Beyond the Mean: Peer Effects with Nonlinear Social Benchmarks
Speaker: Dr Yanli Lin
Affiliation: University of Western Australia
Location: Room 212, Chamberlain Building (#35), St Lucia Campus
Abstract: This paper develops a nonlinear peer-effects model in which agents respond to a log-sum-exp (LSE) aggregator of peers' outcomes. Unlike CES-based norms, the LSE specification is well defined on the entire real line, nests the linear-in-means benchmark, and smoothly bridges minimum-, mean-, and maximum-type peer benchmarks. We provide a microfoundation that separates spillover and conformism channels and show that the induced best-response system admits a unique Nash equilibrium under a simple contraction condition. For grouped network data with additive group effects and both connected and isolated individuals, we exploit the translation equivariance of the LSE aggregator to remove group effects exactly before estimation, and propose an orthogonally transformed Gaussian pseudo-maximum-likelihood estimator.

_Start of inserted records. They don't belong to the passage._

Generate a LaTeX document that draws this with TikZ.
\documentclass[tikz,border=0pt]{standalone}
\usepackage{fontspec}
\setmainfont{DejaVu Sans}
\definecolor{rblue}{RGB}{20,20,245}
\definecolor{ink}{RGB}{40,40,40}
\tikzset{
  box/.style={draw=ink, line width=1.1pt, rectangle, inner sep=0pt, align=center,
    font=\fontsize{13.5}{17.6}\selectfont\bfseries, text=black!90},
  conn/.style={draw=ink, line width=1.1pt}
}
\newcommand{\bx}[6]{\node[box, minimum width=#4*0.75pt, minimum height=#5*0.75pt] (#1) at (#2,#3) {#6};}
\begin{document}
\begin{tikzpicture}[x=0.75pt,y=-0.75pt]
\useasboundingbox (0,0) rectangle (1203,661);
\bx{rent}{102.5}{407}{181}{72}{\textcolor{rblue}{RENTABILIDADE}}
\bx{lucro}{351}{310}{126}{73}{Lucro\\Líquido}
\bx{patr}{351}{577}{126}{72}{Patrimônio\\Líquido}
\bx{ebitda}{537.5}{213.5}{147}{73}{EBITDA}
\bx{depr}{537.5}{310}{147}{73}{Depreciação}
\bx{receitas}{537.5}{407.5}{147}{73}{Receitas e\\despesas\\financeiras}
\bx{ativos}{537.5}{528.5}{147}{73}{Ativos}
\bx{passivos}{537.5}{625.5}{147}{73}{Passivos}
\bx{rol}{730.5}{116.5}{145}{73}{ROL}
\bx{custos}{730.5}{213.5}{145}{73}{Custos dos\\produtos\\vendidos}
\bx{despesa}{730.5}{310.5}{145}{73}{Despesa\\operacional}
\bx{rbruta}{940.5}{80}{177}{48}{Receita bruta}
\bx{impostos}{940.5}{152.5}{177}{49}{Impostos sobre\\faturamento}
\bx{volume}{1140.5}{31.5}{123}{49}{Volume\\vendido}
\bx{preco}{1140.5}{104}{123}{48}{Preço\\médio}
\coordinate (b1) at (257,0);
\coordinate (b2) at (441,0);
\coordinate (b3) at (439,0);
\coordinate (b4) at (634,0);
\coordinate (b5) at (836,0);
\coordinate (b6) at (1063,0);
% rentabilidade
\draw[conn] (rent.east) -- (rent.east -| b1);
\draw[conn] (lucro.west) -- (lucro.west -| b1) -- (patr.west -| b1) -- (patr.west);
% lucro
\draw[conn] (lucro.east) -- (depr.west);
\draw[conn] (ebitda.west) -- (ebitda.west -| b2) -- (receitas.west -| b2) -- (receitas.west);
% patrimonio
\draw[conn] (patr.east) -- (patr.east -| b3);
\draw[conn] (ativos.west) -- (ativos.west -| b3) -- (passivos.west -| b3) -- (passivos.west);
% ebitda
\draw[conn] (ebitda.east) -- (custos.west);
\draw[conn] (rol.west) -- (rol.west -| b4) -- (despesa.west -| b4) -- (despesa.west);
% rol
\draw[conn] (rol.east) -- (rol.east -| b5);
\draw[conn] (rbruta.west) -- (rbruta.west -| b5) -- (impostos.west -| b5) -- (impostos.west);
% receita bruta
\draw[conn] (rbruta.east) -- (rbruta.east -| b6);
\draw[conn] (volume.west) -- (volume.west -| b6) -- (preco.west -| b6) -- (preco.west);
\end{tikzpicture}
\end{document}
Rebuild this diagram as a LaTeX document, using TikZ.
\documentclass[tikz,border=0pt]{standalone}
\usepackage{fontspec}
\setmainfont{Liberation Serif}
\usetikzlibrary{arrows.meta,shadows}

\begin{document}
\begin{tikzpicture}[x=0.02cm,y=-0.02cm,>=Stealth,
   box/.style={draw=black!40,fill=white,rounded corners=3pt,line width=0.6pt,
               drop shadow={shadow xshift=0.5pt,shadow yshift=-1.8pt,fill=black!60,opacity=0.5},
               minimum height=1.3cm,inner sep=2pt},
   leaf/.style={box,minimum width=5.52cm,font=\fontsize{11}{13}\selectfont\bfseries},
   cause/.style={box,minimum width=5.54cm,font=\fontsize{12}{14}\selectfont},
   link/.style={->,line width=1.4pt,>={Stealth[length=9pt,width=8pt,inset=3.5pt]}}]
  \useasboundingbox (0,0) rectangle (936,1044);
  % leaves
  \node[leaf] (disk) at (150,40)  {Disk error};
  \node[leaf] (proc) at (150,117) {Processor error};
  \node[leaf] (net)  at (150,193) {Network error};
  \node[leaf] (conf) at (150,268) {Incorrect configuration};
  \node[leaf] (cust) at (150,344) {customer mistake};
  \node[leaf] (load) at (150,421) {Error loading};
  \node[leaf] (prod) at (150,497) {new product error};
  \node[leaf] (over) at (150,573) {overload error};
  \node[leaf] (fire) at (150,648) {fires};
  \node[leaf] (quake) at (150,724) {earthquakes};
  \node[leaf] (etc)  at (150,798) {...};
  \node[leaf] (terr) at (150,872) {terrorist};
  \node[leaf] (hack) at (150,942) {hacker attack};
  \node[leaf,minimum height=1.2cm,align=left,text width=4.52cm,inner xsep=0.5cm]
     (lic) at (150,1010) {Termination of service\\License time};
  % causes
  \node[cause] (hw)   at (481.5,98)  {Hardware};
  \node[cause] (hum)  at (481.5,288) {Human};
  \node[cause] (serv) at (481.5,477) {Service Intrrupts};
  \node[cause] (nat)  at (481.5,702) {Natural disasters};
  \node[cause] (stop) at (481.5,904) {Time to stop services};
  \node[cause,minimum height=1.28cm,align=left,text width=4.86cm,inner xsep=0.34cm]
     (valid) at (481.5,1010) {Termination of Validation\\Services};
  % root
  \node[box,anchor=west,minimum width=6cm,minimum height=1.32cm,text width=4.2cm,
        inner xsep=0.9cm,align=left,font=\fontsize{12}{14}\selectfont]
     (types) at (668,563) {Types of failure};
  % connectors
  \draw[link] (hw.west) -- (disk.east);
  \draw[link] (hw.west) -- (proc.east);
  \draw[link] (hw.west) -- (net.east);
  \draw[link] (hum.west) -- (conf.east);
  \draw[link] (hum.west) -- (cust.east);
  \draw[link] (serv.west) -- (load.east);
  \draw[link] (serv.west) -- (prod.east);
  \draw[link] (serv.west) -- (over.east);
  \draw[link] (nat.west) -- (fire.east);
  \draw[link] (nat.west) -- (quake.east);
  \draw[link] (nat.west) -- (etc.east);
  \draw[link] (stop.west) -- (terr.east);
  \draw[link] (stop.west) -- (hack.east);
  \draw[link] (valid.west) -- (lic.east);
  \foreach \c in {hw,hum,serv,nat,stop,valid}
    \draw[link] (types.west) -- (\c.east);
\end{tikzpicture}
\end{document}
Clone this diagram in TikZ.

The transformation avoids the first-order incidental-parameter problem associated with direct fixed-effect profiling in many-small-groups settings, while isolated individuals separately identify spillover and conformism. We establish identification, consistency, asymptotic normality, and a cluster-robust variance estimator. Finally, we characterize how the peer-norm shape affects equilibrium welfare, document the estimator's finite-sample performance through Monte Carlo simulations, and apply the model to the Add Health (National Longitudinal Study of Adolescent to Adult Health) data.